Özetleyecek olursak: Muhafazakârlık bir siyasal felsefe olarak, sıkı sıkıya geleneğe bağlı olarak ve Aydınlanma ve Fransız Devrimi’nin insan, toplum ve devlet görüşüne karşıtlık içinde kendini tanımlamaktadır. Bu tanımlamanın temelinde antropolojik görüşler mihver durumundadır. “Kötülüğe yatkın insan” ve bu görüşe bağlı olarak gündeme gelen “kötülük problemi” etrafında toplum ve devlet modeli yapılandırılmaktadır. Muhafazakârlığın negatif insan görüşünün temelinde, elbette Hıristiyanlığın “asli günah” dogması yatmaktadır. Aydınlanma ve Fransız Devrimi, bu tür bir antropolojiye karşı pozitif insan görüşünü ortaya atmıştır. Muhafazakârlık, hem Hıristiyanlığın etkisi altında, hem de Aydınlanmaya karşıtlık içinde antropolojik görüşlerini temellendirmeye yönelmiştir.

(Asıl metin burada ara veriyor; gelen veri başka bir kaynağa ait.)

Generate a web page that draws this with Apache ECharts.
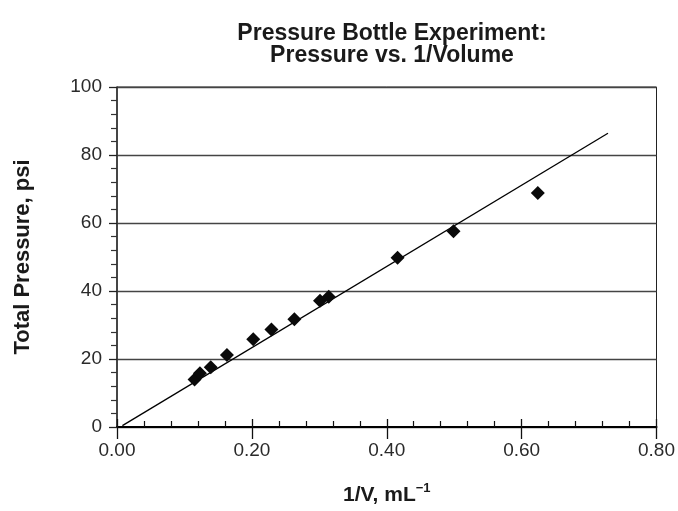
<!DOCTYPE html>
<html>
<head>
<meta charset="utf-8">
<script src="https://cdn.jsdelivr.net/npm/echarts@6/dist/echarts.min.js"></script>
<style>html,body{margin:0;padding:0;background:#fff;}#c{width:678px;height:511px;}</style>
</head>
<body>
<div id="c"></div>
<script>
// Data
const inverseVolume = [0.115, 0.123, 0.139, 0.163, 0.202, 0.229, 0.263, 0.301, 0.314, 0.416, 0.499, 0.624];
const totalPressure = [14.0, 15.8, 17.6, 21.2, 25.8, 28.7, 31.7, 37.1, 38.3, 49.8, 57.6, 68.8];
const trendX = [0.008, 0.728];
const trendY = [0.4, 86.4];
const titleLines = ['Pressure Bottle Experiment:', 'Pressure vs. 1/Volume'];

const points = inverseVolume.map((v, i) => [v, totalPressure[i]]);
const trend = trendX.map((v, i) => [v, trendY[i]]);

const FONT = '"Liberation Sans", Arial, sans-serif';
const chart = echarts.init(document.getElementById('c'), null, {renderer: 'canvas'});

const xCommon = {type: 'value', min: 0, max: 0.8, interval: 0.2, position: 'bottom'};
const yCommon = {type: 'value', min: 0, max: 100, interval: 20, position: 'left'};

chart.setOption({
  animation: false,
  backgroundColor: '#fff',
  title: {
    text: titleLines.join('\n'),
    left: 387, top: 18, textAlign: 'center',
    textStyle: {fontFamily: FONT, fontSize: 23, fontWeight: 'bold', color: '#1a1a1a', lineHeight: 22}
  },
  grid: {left: 117, right: 20, top: 87, bottom: 84, show: true, borderColor: '#222', borderWidth: 1, backgroundColor: 'transparent'},
  xAxis: [
    Object.assign({}, xCommon, {
      axisLine: {show: true, lineStyle: {color: '#000', width: 2}},
      axisTick: {show: true, inside: false, length: 12, lineStyle: {color: '#111', width: 1.3}},
      minorTick: {show: false},
      splitLine: {show: false},
      axisLabel: {margin: 14, fontFamily: FONT, fontSize: 19, color: '#2a2a2a', formatter: v => v.toFixed(2)},
      name: '{a|1/V, mL}{b|\u22121}',
      nameLocation: 'middle', nameGap: 55,
      nameTextStyle: {rich: {
        a: {fontFamily: FONT, fontSize: 21, fontWeight: 'bold', color: '#1a1a1a', verticalAlign: 'bottom'},
        b: {fontFamily: FONT, fontSize: 13, fontWeight: 'bold', color: '#1a1a1a', verticalAlign: 'top', padding: [0, 0, 11, 0]}
      }}
    }),
    Object.assign({}, xCommon, {
      axisLine: {show: false},
      axisTick: {show: true, inside: true, length: 8, lineStyle: {color: '#111', width: 1.3}},
      minorTick: {show: true, splitNumber: 5, length: 6, lineStyle: {color: '#111', width: 1.2}},
      splitLine: {show: false},
      axisLabel: {show: false}
    })
  ],
  yAxis: [
    Object.assign({}, yCommon, {
      axisLine: {show: true, lineStyle: {color: '#333', width: 1.6}},
      axisTick: {show: true, inside: false, length: 8, lineStyle: {color: '#222', width: 1.3}},
      minorTick: {show: false},
      splitLine: {show: true, lineStyle: {color: '#444', width: 1.3}},
      axisLabel: {margin: 15, fontFamily: FONT, fontSize: 19, color: '#2a2a2a'},
      name: 'Total Pressure, psi',
      nameLocation: 'middle', nameGap: 83, nameRotate: 90,
      nameTextStyle: {fontFamily: FONT, fontSize: 22, fontWeight: 'bold', color: '#1a1a1a'}
    }),
    Object.assign({}, yCommon, {
      axisLine: {show: false},
      axisTick: {show: false},
      minorTick: {show: true, splitNumber: 5, length: 6, lineStyle: {color: '#333', width: 1.2}},
      splitLine: {show: false},
      axisLabel: {show: false}
    })
  ],
  series: [
    {
      type: 'line', data: trend, xAxisIndex: 0, yAxisIndex: 0,
      showSymbol: false, symbol: 'none',
      lineStyle: {color: '#000', width: 1.3}, z: 2
    },
    {
      type: 'scatter', data: points, xAxisIndex: 0, yAxisIndex: 0,
      symbol: 'diamond', symbolSize: 14,
      itemStyle: {color: '#0a0a0a', opacity: 1}, z: 3
    }
  ]
});
</script>
</body>
</html>
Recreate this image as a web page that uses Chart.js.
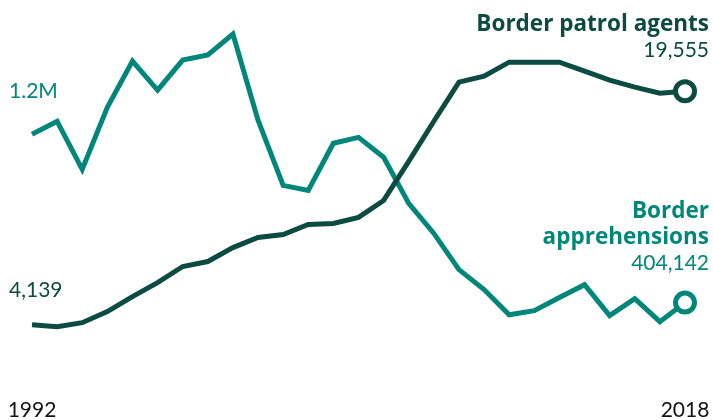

Türkiye’de ve dünyada muhafazakârlık tartışılırken, bu siyasal felsefenin temelini teşkil eden bu antropolojik görüşler hesaba katılmadan edilemez. Özellikle günahkâr bir insan doğasını çıkış noktası almayan kültürler ve dinler açısından muhafazakârlık ne anlama gelmektedir? İşte, bu soru ve bu soruya verilecek cevap, muhafazakârlığın hangi ölçüde Hıristiyan (Batı) dünyasının dışına taşınabilir ya da hangi ölçüde taşınamaz olduğunu ortaya çıkaracaktır.